I believe that people are just like engines. Everything about us is due to cause and effect. Choices. The only difference is that nobody can look at a person and do much more than speculate what series of events and choices have been made to lead up to the current situation. We only get a snap shot. Unlike my understanding of how an engine works, and my ability to look at the snapshot of the broken engine; there is nobody on the planet who really has enough understanding of a person to actually take a snapshot of now and sort through all of the steps.

Some of us are better or more well trained than others at it. We have learned all of the different theories of the operation of the human mind. We can put some of them into practice, and achieve some results some of the time. Unfortunately, we are not able to look into somebody's mind in a manner that allows us to fully understand all of the choices and results that have taken place in that persons life.

Imagine the problems we could solve if that were possible. Imagine the things that we'd see that nobody realllly wants to know about.

I spoke in an earlier post about evidence. All of our studies of this nature directly relate to evidence. My ability to retrace the final minute or so of the life of the engine has mostly to do with my ability to interpret the evidence.

With a person however, the evidence never tells the whole story. Did you know that a cat will instinctively try to hide an illness until it just isn't able to do so anymore? Usually a cat goes from looking very healthy to looking deathly ill seemingly overnight. People will similarly try to "save face" and hide the evidence. How many times have you heard the phrase "i never would have thought" when discussing something that a person has done. People, like cats, never want anybody to know what outcome those determining choices have created.

Oddly, we don't even seem to want to know about it. "How are you doing" is a rhetorical greeting that we use when getting coffee in the morning, like saying hello or something similar. Only in a rare situation does somebody ask the question and actually want you to tell them how you are doing.

We seem afraid of what might be going on in there. Or we are so wrapped up in our own interests that we don't want to spend the time to find out about someone else. But mostly, we are just afraid that they might answer the question with much more than the word "fine." Ever had an elderly person explain their health problems to you in detail? You didn't really want to know.

The biggest problem with choices is that they can be made without guidance.

And yes. This is where God comes into the conversation. I own a whole great big book that gives me a great deal of guidance about what choices i should and should not make in my life. It covers every possible example if you look for it. As a matter of fact, I'll give you a dare tonight, (like always i know) The next problem that you face that matters, go get your bible.
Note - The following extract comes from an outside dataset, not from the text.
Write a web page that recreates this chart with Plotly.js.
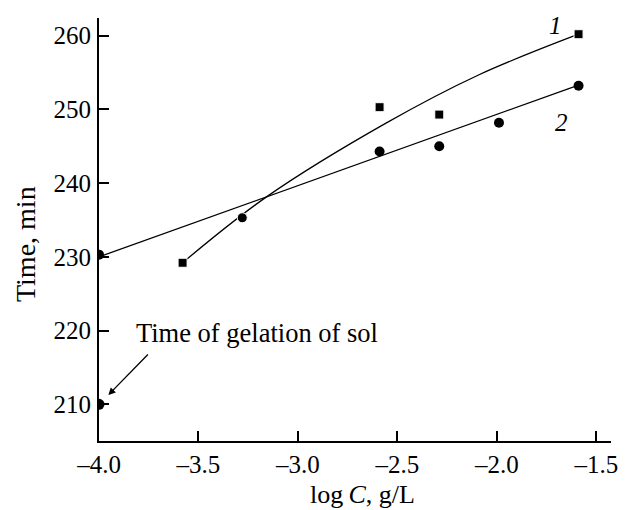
<!DOCTYPE html>
<html>
<head>
<meta charset="utf-8">
<script src="https://cdn.plot.ly/plotly-3.0.1.min.js"></script>
<style>html,body{margin:0;padding:0;background:#fff;}#chart{width:637px;height:510px;}</style>
</head>
<body>
<div id="chart"></div>
<script>
// Series 1 (squares) measured points
const x1 = [-3.58, -3.28, -2.59, -2.29, -1.59];
const y1 = [229.2, 235.3, 250.3, 249.3, 260.2];
const sym1 = ['square', 'circle', 'square', 'square', 'square'];
// Series 2 (circles) measured points
const x2 = [-4.0, -2.59, -2.29, -1.99, -1.59];
const y2 = [230.3, 244.3, 245.0, 248.2, 253.2];
// Gelation time of sol
const xGel = [-4.0];
const yGel = [210.0];
// Fitted curve 1
const fit1x = [-3.58, -3.16, -2.56, -2.09, -1.59];
const fit1y = [229.2, 238.1, 248.1, 254.7, 260.2];
// Fitted line 2
const fit2x = [-4.0, -1.59];
const fit2y = [230.0, 253.3];
// Ticks
const xTicks = [-4.0, -3.5, -3.0, -2.5, -2.0, -1.5];
const yTicks = [210, 220, 230, 240, 250, 260];

const FONT = 'Liberation Serif, Times New Roman, serif';
const traces = [
  {x: fit1x, y: fit1y, mode: 'lines', line: {color: '#000', width: 1.3, shape: 'spline', smoothing: 1}, hoverinfo: 'skip'},
  {x: fit2x, y: fit2y, mode: 'lines', line: {color: '#000', width: 1.3}, hoverinfo: 'skip'},
  {x: x1, y: y1, mode: 'markers', marker: {symbol: sym1, size: [9, 10, 9, 9, 9], color: '#000', opacity: 1}},
  {x: x2, y: y2, mode: 'markers', marker: {symbol: 'circle', size: 10, color: '#000', opacity: 1}},
  {x: xGel, y: yGel, mode: 'markers', marker: {symbol: 'circle', size: 11, color: '#000', opacity: 1}}
];

const layout = {
  width: 637, height: 510,
  margin: {l: 99, r: 26, t: 18, b: 69},
  paper_bgcolor: '#fff', plot_bgcolor: '#fff',
  showlegend: false,
  font: {family: FONT, color: '#000', size: 25},
  xaxis: {
    range: [-4.0, -1.427], tickvals: xTicks, ticktext: xTicks.map(v => (v < 0 ? '\u2013' : '') + Math.abs(v).toFixed(1)),
    ticks: 'inside', ticklen: 10, tickwidth: 2, tickcolor: '#000',
    showline: true, linewidth: 2, linecolor: '#000', mirror: false,
    showgrid: false, zeroline: false,
    tickfont: {family: FONT, size: 25, color: '#000'}
  },
  yaxis: {
    range: [205.02, 262.4], tickvals: yTicks,
    ticks: 'inside', ticklen: 10, tickwidth: 2, tickcolor: '#000',
    showline: true, linewidth: 2, linecolor: '#000', mirror: false,
    showgrid: false, zeroline: false,
    ticklabelstandoff: 1,
    tickfont: {family: FONT, size: 25, color: '#000'}
  },
  annotations: [
    {x: 0.5156, y: -0.1253, xref: 'paper', yref: 'paper', xanchor: 'center', yanchor: 'middle',
     text: 'log\u2009<i>C</i>, g/L', showarrow: false,
     font: {family: FONT, size: 26, color: '#000'}},
    {x: -0.1445, y: 0.4657, xref: 'paper', yref: 'paper', xanchor: 'center', yanchor: 'middle',
     text: 'Time, min', textangle: -90, showarrow: false,
     font: {family: FONT, size: 28, color: '#000'}},
    {x: -3.208, y: 219.67, xref: 'x', yref: 'y', xanchor: 'center', yanchor: 'middle',
     text: 'Time of gelation of sol', showarrow: false,
     font: {family: FONT, size: 26.5, color: '#000'}},
    {x: -3.953, y: 211.26, xref: 'x', yref: 'y', text: '', showarrow: true, ax: 41, ay: -42,
     arrowhead: 2, arrowsize: 1.1, arrowwidth: 1.3, arrowcolor: '#000'},
    {x: -1.704, y: 261.45, xref: 'x', yref: 'y', xanchor: 'center', yanchor: 'middle',
     text: '<i>1</i>', showarrow: false,
     font: {family: FONT, size: 25, color: '#000'}},
    {x: -1.678, y: 248.29, xref: 'x', yref: 'y', xanchor: 'center', yanchor: 'middle',
     text: '<i>2</i>', showarrow: false,
     font: {family: FONT, size: 25, color: '#000'}}
  ]
};

Plotly.newPlot('chart', traces, layout, {displayModeBar: false, staticPlot: true});
</script>
</body>
</html>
Open it to any random page. close your eyes and put your finger anywhere. You will find some sort of guidance if you try to understand what the words are telling you. I guarantee it.

I'm not saying that you should play bible roulette with your life. I'm just saying that in those times that you feel a need for guidance, there is just such a sort of help available to you.

Consider again the engine. If that little o-ring on the water pump had not failed in the first place, the engine might still be running. What I guess the point tonight comes down to is that every time you make a choice, make certain that you have considered where that choice may lead not only you, but where it may lead those who are affected by it. Sometimes you can have a profound influence on somebody's life and not even know it.